As is Gladwell’s signature style, he points out problems and the obscure solutions and explains why it’s obvious. For instance, New York’s improved subway safety can be traced, not to more police presence, but to fixing broken windows and cleaning graffiti. Why? Because those things symbolize a breakdown of society thereby giving the criminals a perceived camouflage. Removing the pervasive low-level criminal elements (graffiti and vandalism) makes the next level (muggers, gangs) stand out.

In a different example, Baltimore’s successful needle exchange program wasn’t a success because of the medical agencies going out and exchanging needles one by one. The “retailers”, addicts who picked up hundreds of discarded needles, traded them in and made a small business out of selling clean needles to fellow addicts for a dollar. It doesn’t diminish the success of the program, but it changes the way it operates.

The most striking comes from an edition of Gladwell’s book that includes a new afterward by the author. He compares an epidemic of suicide among teen boys in Micronesia and the school shootings done by teen boys in the United States.  In both cases, the boys were “infected” with the ideas. In Micronesia it can be traced to a well-known affluent young man who killed himself as part of a love triangle. In the United States, it can be traced to Columbine. The fact that they can be traced at all means there’s reasoning, logic and methodology to the phenomena. It also means there is hope of curtailing it, if not completely stop it.

That’s what makes The Tipping Point so interesting. His findings give people reason to look at problems in different ways, looking for a solution that may not make sense in theory but does in practice.

Can’t We Talk About Something More Pleasant?, Roz Chast, 2014

It was against my parents principles to talk about death. Roz Chast

Edgar Allen Poe, Stephen King, Anne Rice, Neil Gaiman. They do horror alright, but if you want something visceral—heart palpitating, shake you to the core, staring up at your ceiling at three a.m. scary—Can’t We Talk About Something More Pleasant? is a must read.

Most horror happens in a realm of fantasy.

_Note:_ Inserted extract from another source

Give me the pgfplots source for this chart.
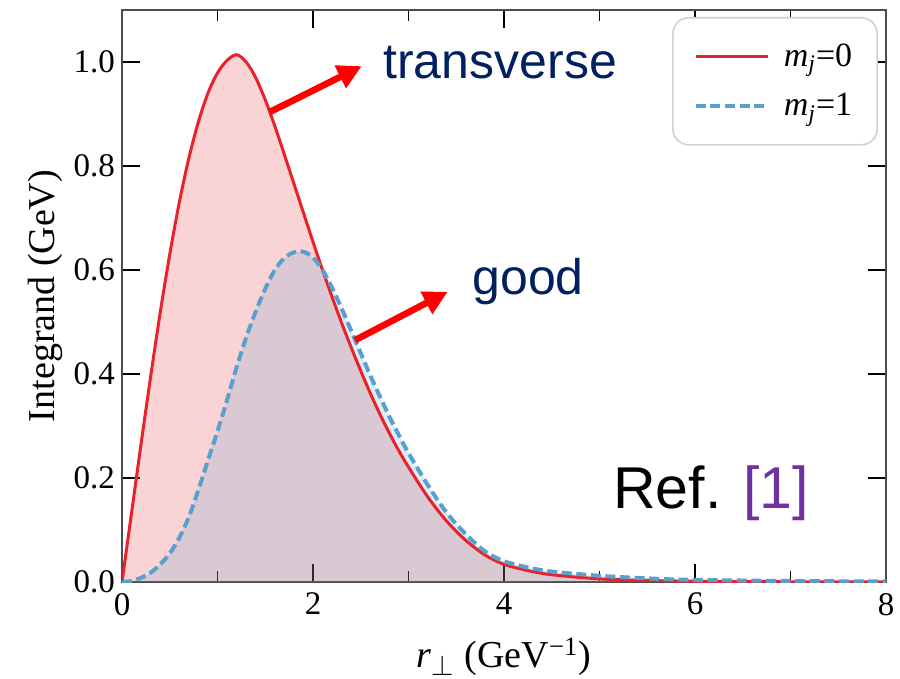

Think supernatural creatures or twisted psychopaths you’d have a million in one chance of crossing paths with in real life.

In New Yorker cartoonist’s Roz Chast’s graphic novel, the villain is age.

Also, it’s not meant to be a horror story.

Specifically, it’s a memoir of her parent’s old age and eventual deaths. And for those readers lucky enough to still have their parents, Chast’s work is unnerving as it spells out in detail the cruel indignities of aging. Not just from the elderly perspective, but from the caregivers who may be torn between the needs of parents and the needs of their own children.

The sobering graphic novel touches on a part of aging few of us think about: deterioration. We dread the death but forget that it can takes years to get to that point. As each day passes there’s a loss of some kind: loss of independence, loss of control, loss of memory. And the one we aren’t supposed to talk about…loss of money. Yes, it’s quite expensive to die in the United States. Even more expensive to stay alive. Assisted living facilities, nursing homes, at home help and hospice— all these things cost money and even the most frugal savers can find themselves with a the dubious gift…living longer than expected and outliving their means.

Much like Chasts’ 2017 Going Into Town, the book is informative with the same conversational tone. CWTASMP it’s much more personal. While she recounts her parents’ death, she’s also definitely working through the complicated relationships she had with them.

I wasn’t kidding about the book being scary. Like Chast, I’m an only child.  Thankfully, my parents are still relatively young and in good health. I’d be lying if I said I didn’t worry about all our futures, especially when in ten years I’ll have three kids in college. This book doesn’t really do anything to allay those concerns.